What you will do: Beginning with the first line, set down every line through the one containing "yticks = [0, 300, 600, 900, 1200, 1500, 1800, 2100]", exactly as it appears, but not the pictures.

* BEGIN *

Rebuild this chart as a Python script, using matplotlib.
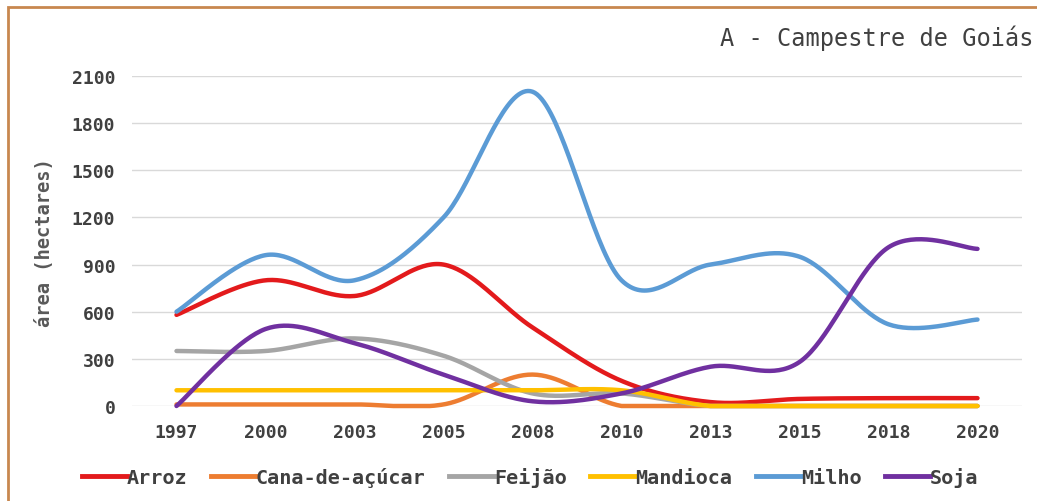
import numpy as np
import matplotlib
matplotlib.use("Agg")
import matplotlib.pyplot as plt
from matplotlib.patches import Rectangle
from matplotlib.lines import Line2D

years = ["1997", "2000", "2003", "2005", "2008", "2010", "2013", "2015", "2018", "2020"]
arroz = [580, 800, 700, 900, 500, 160, 25, 45, 50, 50]
cana = [10, 10, 10, 10, 200, 0, 0, 0, 0, 0]
feijao = [350, 350, 430, 320, 80, 80, 0, 0, 0, 0]
mandioca = [100, 100, 100, 100, 100, 100, 0, 0, 0, 0]
milho = [600, 960, 800, 1200, 2000, 800, 900, 950, 520, 550]
soja = [0, 490, 400, 200, 30, 80, 250, 280, 1010, 1000]
yticks = [0, 300, 600, 900, 1200, 1500, 1800, 2100]

names = ["Arroz", "Cana-de-açúcar", "Feijão", "Mandioca", "Milho", "Soja"]
series = [arroz, cana, feijao, mandioca, milho, soja]
colors = ["#e31a1c", "#ed7d31", "#a5a5a5", "#ffc000", "#5b9bd5", "#7030a0"]


def smooth(y, n=40):
    y = np.asarray(y, float)
    x = np.arange(len(y), dtype=float)
    xs, ys = [], []
    for i in range(len(y) - 1):
        p0 = np.array([x[i], y[i]])
        p3 = np.array([x[i + 1], y[i + 1]])
        pm = np.array([x[max(i - 1, 0)], y[max(i - 1, 0)]])
        pp = np.array([x[min(i + 2, len(y) - 1)], y[min(i + 2, len(y) - 1)]])
        c1 = p0 + (p3 - pm) / 6.0
        c2 = p3 - (pp - p0) / 6.0
        t = np.linspace(0, 1, n)[:, None]
        pts = ((1 - t) ** 3) * p0 + 3 * ((1 - t) ** 2) * t * c1 + 3 * (1 - t) * t ** 2 * c2 + t ** 3 * p3
        xs.extend(pts[:, 0]); ys.extend(pts[:, 1])
    return np.array(xs), np.array(ys)


mono = "DejaVu Sans Mono"
W, H = 1037, 502
fig = plt.figure(figsize=(W / 100, H / 100), dpi=100)
fig.patch.set_facecolor("white")

ax = fig.add_axes([132 / W, 1 - 407 / H, (1022 - 132) / W, (407 - 77) / H])
ax.set_facecolor("none")
for s in ax.spines.values():
    s.set_visible(False)
ax.set_ylim(0, 2100)
ax.set_xlim(-0.5, len(years) - 0.5)
ax.set_yticks(yticks)
ax.set_yticklabels([str(v) for v in yticks], family=mono, fontsize=13, fontweight="bold", color="#404040")
ax.set_xticks(range(len(years)))
ax.set_xticklabels(years, family=mono, fontsize=13, fontweight="bold", color="#404040")
ax.tick_params(length=0, pad=12)
ax.tick_params(axis="x", pad=12)
ax.grid(axis="y", color="#d9d9d9", lw=1)
ax.set_axisbelow(True)

for name, vals, c in zip(names, series, colors):
    xs, ys = smooth(vals)
    ys = np.maximum(ys, 0)
    ax.plot(xs, ys, color=c, lw=3.2, solid_capstyle="round", clip_on=False, label=name)

fig.text(45 / W, 1 - 243 / H, "área (hectares)", rotation=90, family=mono, fontsize=13.5,
         fontweight="bold", color="#595959", ha="center", va="center")
fig.text(1033 / W, 1 - 38 / H, "A - Campestre de Goiás", family=mono, fontsize=17,
         color="#404040", ha="right", va="center")

handles = [Line2D([], [], color=c, lw=3.5) for c in colors]
fig.legend(handles, names, loc="center", bbox_to_anchor=(530 / W, 1 - 478 / H), ncol=6,
           frameon=False, prop={"family": mono, "size": 14.5, "weight": "bold"}, handlelength=2.25,
           handletextpad=0.0, columnspacing=1.15, labelcolor="#404040")

fig.add_artist(Rectangle((8 / W, -0.1), 1.2, 1 - 8 / H + 0.1, transform=fig.transFigure,
                         fill=False, edgecolor="#c8874f", lw=2))

fig.savefig("out.png", dpi=100)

* END *

Task output:
Rebuild this chart as a Python script, using matplotlib.
import numpy as np
import matplotlib
matplotlib.use("Agg")
import matplotlib.pyplot as plt
from matplotlib.patches import Rectangle
from matplotlib.lines import Line2D

years = ["1997", "2000", "2003", "2005", "2008", "2010", "2013", "2015", "2018", "2020"]
arroz = [580, 800, 700, 900, 500, 160, 25, 45, 50, 50]
cana = [10, 10, 10, 10, 200, 0, 0, 0, 0, 0]
feijao = [350, 350, 430, 320, 80, 80, 0, 0, 0, 0]
mandioca = [100, 100, 100, 100, 100, 100, 0, 0, 0, 0]
milho = [600, 960, 800, 1200, 2000, 800, 900, 950, 520, 550]
soja = [0, 490, 400, 200, 30, 80, 250, 280, 1010, 1000]
yticks = [0, 300, 600, 900, 1200, 1500, 1800, 2100]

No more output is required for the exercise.